Fra i momenti più compiuti dell’opera va sicuramente ricordata la scena del mercato degli schiavi con le tre prigioniere europee – un’italiana, una francese e una tedesca – che offre l’occasione per una parodia dei modi musicali propri dei vari paesi. Così l’italiana canta un’autentica parodia dell’opera seria con la citazione di un’aria del “Siroe, Re di Persia” di Metastasio, la tedesca si muove su un linguaggio di inamidato contrappunto visto come tipico di quel mondo musicale mentre la francese si esprime con accenti frivoli e salottieri.
Fra le opere di Grétry questa “Le caravane du Caire” ha goduto di una certa fortuna discografica dal momento che esiste già una precedente incisione di Minkowski, rispetto alla quale questa nuova edizione presenta delle pagine strumentali aggiunte dal compositore per successive riprese dell’opera.
Già ascoltato in altre produzioni – ad esempio nel “Thesée” di Gossec – il complesso “Les Agrémens” con il loro direttore stabile Guy van Waas è perfettamente a suo agio in un ambito espressivo che gli è particolarmente congeniale offrendo una prova di notevole interesse con sonorità brillanti e leggere, autenticamente spumeggianti e un senso di gioiosa ironia e di gioia del fare musica che attraversa tutta la partitura cogliendo in pieno la natura di una composizione che proprio di questa leggerezza fa il suo tratto più apprezzabile non essendo certo lavoro di particolare originalità. Le pagine strumentali risultano quindi fra i momenti più compiuti di questa registrazione ma anche il canto è sempre ben accompagnato e sorretto.
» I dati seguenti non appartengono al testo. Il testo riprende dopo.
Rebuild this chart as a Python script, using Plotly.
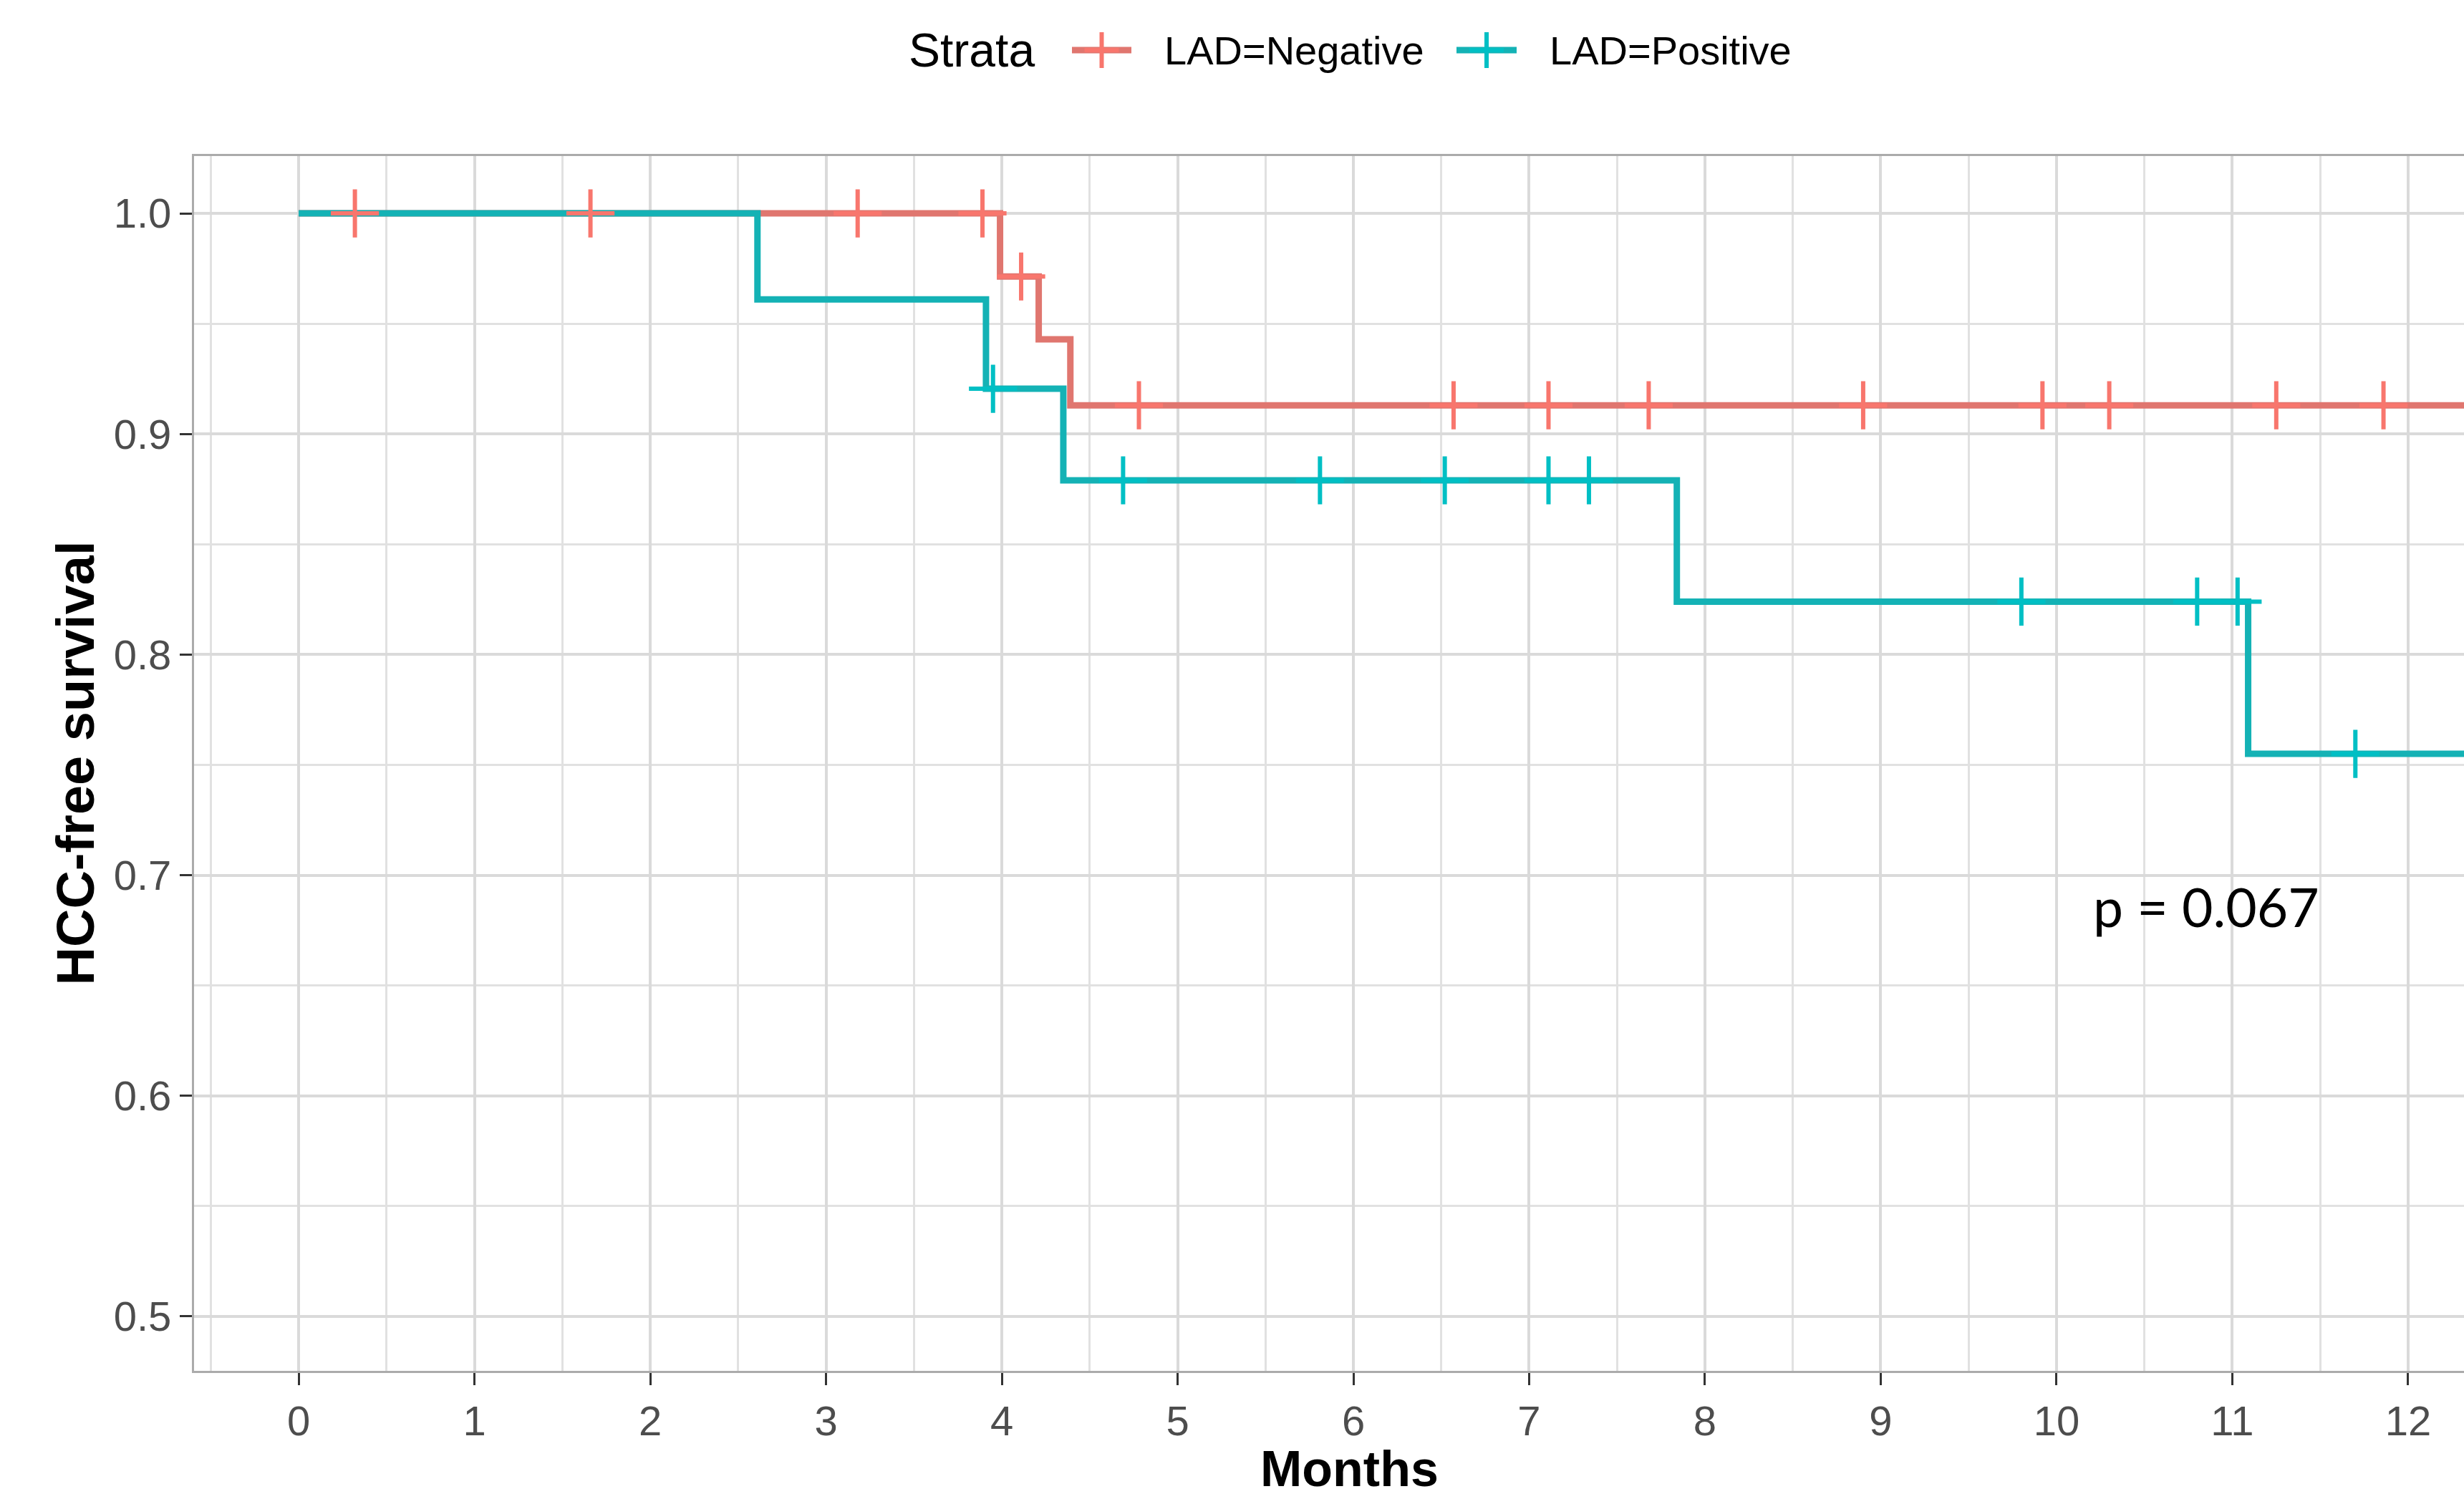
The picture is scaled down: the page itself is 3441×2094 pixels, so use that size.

Il Choer de chambre de Namur in questo repertorio è una certezza assoluta e non delude le attese confermandosi una delle compagini di maggior interesse sulla scena europea.
La compagnia di canto è composta da specialisti – molti già ascoltati più volte nelle registrazioni edite dalla fondazione Palazzetto Bru Zane – che affrontano questo repertorio con gusto e coerenza stilistica. Bravissimi i tenori come ormai di prassi nelle registrazioni francesi di musiche del XVIII secolo a testimonianza di una scuola di altissimo livello medio che nel paese si è ormai radicata e continua a sfornare cantanti di deciso interesse. Cyrille Dubois è un Sanit-Phar squillante ed eroico dalla voce molto bella e dagli acuti facili e ricchi di suono, perfetto per un personaggio connotato da un manierato eroismo classicheggiante mentre Reinoud van Mechelen tratteggia un Tamorin di grande lirismo, perfetto contraltare galante e sentimentale al tenore protagonista e anche nel suo caso si apprezzano la correttezza del canto e l’eleganza dello stile.
Katia Vellettaz (Zélime) è forse un poco troppo seriosa nel contesto generale, troppo rigida nella costruzione di un personaggio tutto rivolto al versante lirico e patetico ma canta in ogni caso decisamente bene e la voce è molto piacevole con morbide ombreggiature nel settore centrale; il taglio così contegnoso dato al personaggio crea, inoltre, un buon contrasto con l’Almaïde vitalissima e spumeggiante di Jennifer Borghi che dona al personaggio tutta la brillantezza richiesta senza sacrificarne però la nobiltà di fondo del ruolo. Ottima prova per il soprano Chantal Santon che risolve con grande sicurezza il non facile cimento rappresentato dall’aria della “Esclave italienne” impegnata in una classica aria da “virtuosa” di “opera seria”. Il versante femminile è completato da Julie Calbète (Une esclave allemande) e da Caroline Weynants (une esclave française) ottime soliste del Choer de chambre de Namur.
Tra le voci gravi emerge il baritono Alain Buet (Husca) che presenta una voce solida e robusta, di bel colore, qualità alla quale si aggiungono una bella linea di canto e notevoli doti interpretative. Pregevole anche il baritono Tassis Christoyannis (Florestan) che riesce a dare pieno risalto alla sua grande scena dell’Atto III (Ah! Si pour la patrie”), uno dei punti più ispirati della partitura. Julien Véronèse (Le Pacha Osman) forse non brilla per una notevole personalità vocale ma è un valido interprete e riesce a rendere bene la natura un po’ sopra le righe e vanesia del Pacha del personaggio. Completano il cast Philippe Favette (Osmin) e Anicet Castel (Furville) anch’essi provenienti dal coro di Namur.